# Philadelphia Phroggers



## jwthought (Oct 30, 2004)

Hey,
Anyone from Philly, the surrounding 'burbs or South Jersey? I'd love to make some of the farther meetings, but usually i can't spare the time to drive up there. I'd love to get a local group together and meet up once in a while. What do you all think?


----------



## GBIII (Mar 20, 2008)

I live near the Philadelphia Premium Outlets... does that count.lol.

George


----------



## dbabiak (Aug 5, 2008)

I live about 20 minutes south of Philly.


----------



## qiksilver5 (Jan 9, 2007)

I don't currently have any frogs, but I'm in W. Philly and I'd be down.


----------



## HunterB (Apr 28, 2009)

im about an hour away.....


----------



## brog32 (Oct 28, 2005)

I live in West Philly as well.


----------



## Ed (Sep 19, 2004)

I'm in South Jersey (but I work in Philly). 

Ed


----------



## Kazra (Mar 4, 2010)

I live in Center City, and would love to start attending some of these meet ups!


----------



## carola1155 (Sep 10, 2007)

Im in Manayunk during the school year and about 20 mins over the bridge in south jersey during the summer... id be interested in some meetings


----------



## BrianC (Jul 18, 2009)

I'm about an hour away - might show up every once in a while. I'll be setting up a large viv this summer and probably looking for some plants and frogs for it.


----------



## ezjase (May 5, 2009)

You already know that I'm with it!
Let's get it popin! I need this
I just took a serious loss from 
Lack of local support and resources.


----------



## mantisdragon91 (Jun 2, 2010)

I'm in the Northeast section of the City. Will be more then happy to host one of these meetings once we get organized, and have a fairly large collection of darts as well as other frogs, geckos and lizards(350 plus) that people may be interested in viewing and discussing husbandry of.

Roman


----------



## ezjase (May 5, 2009)

So what is the first step>??? I guess get all the names here so far and get locations and what animals they have and any other items that may be of use, then from there I guess find a central spot and set it up from there? I am excited and ready to do it!


----------



## ggazonas (May 11, 2008)

I'm moving to the northern suburbs of Philly (hopefully sooner than later). When i finally do move I will host a meeting once i'm all settled in.

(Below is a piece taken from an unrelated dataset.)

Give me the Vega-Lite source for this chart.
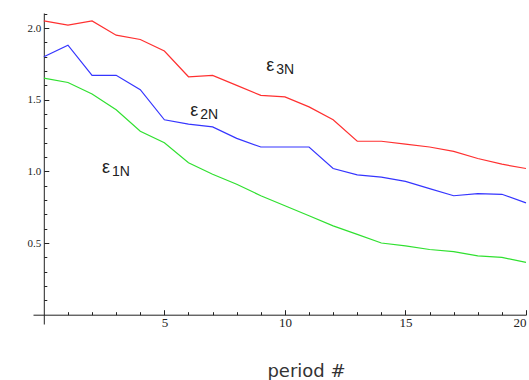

Look for that thread next year.


----------



## herper99 (Mar 21, 2008)

ggazonas said:


> I'm moving to the northern suburbs of Philly (hopefully sooner than later). When i finally do move I will host a meeting once i'm all settled in.
> 
> Look for that thread next year.


George, Don't even think about wearing your Devil's crap down here. You are lucky I let you off the hook after their playoff performance. Maybe I'll take you to a Flyers game and convert you so you can cheer for a real hockey team. Haha...


----------



## GBIII (Mar 20, 2008)

herper99 said:


> George, Don't even think about wearing your Devil's crap down here. You are lucky I let you off the hook after their playoff performance. Maybe I'll take you to a Flyers game and convert you so you can cheer for a real hockey team. Haha...


Damn... first day back and already throwin stones...lol

Good to see you back on the board!


----------



## herper99 (Mar 21, 2008)

gbiii said:


> damn... First day back and already throwin stones...lol
> 
> good to see you back on the board!


----------



## ezjase (May 5, 2009)

so when is the first meet? What frogs do you guys have available??


----------



## Philsuma (Jul 18, 2006)

...just wanna put out, that there is a MADS meeting in Philly currently being planned for arly Oct 2010.....


----------



## ezjase (May 5, 2009)

any dates yet???


----------



## yours (Nov 11, 2007)

Yes, this Saturday 12-4, better pm mantis!


http://www.dendroboard.com/forum/northeast/3009-mid-atlantic-dendro-society-210.html



Alex


----------



## GBIII (Mar 20, 2008)

Saturday 10/9/10 12-4 

See the last page or two of the M.A.D.S. thread for the rest of the details.

Looks like alex beat me...lol.


----------



## yours (Nov 11, 2007)

They don't call me Quick Draw McGraw for nothing, George! Haha


----------



## Zombie Frawg (Aug 31, 2010)

Totally bummed, I want to go but have a wedding tomorrow


----------



## paintballislife (Apr 14, 2010)

I live in NE and would love to meet some fellow froggers, also looking for some FF cultures, i need a fresh one i let my last one go to long and now they are all retarded, lol


----------



## ggazonas (May 11, 2008)

paintballislife said:


> I live in NE and would love to meet some fellow froggers, also looking for some FF cultures, i need a fresh one i let my last one go to long and now they are all retarded, lol


Where are you located?


----------



## paintballislife (Apr 14, 2010)

Near cottman and busleton ave


----------



## Zombie Frawg (Aug 31, 2010)

I'm in Warminster and can spare a FF culture. PM me if that works for you


----------



## ggazonas (May 11, 2008)

I'll be in Jenkintown from Friday to Sunday....I can bring you a couple of cultures if you need. just pm me to let me know


----------



## paintballislife (Apr 14, 2010)

Ill be gone for next week friday. Warminster is a little bit of a hike. Let me see what I can do ive got some hydei right now fresh though.


----------



## Zombie Frawg (Aug 31, 2010)

If need be, I may be able to meet around Street and Bustleton. LMK


----------



## paintballislife (Apr 14, 2010)

hey offer still up on ffs? i have mag and oak leaves i can trade with.


----------



## mantisdragon91 (Jun 2, 2010)

I'm near Cottman & Algon. Let me know if you still need FFs


----------



## paintballislife (Apr 14, 2010)

yea that would be great, i have a unused culture i can trade. PM me.


----------



## Vagabond324 (Jan 13, 2011)

Hi, I live in NE Philly, a bit new to the board, would like to talk to anyone in the area about our frogs. Jon


----------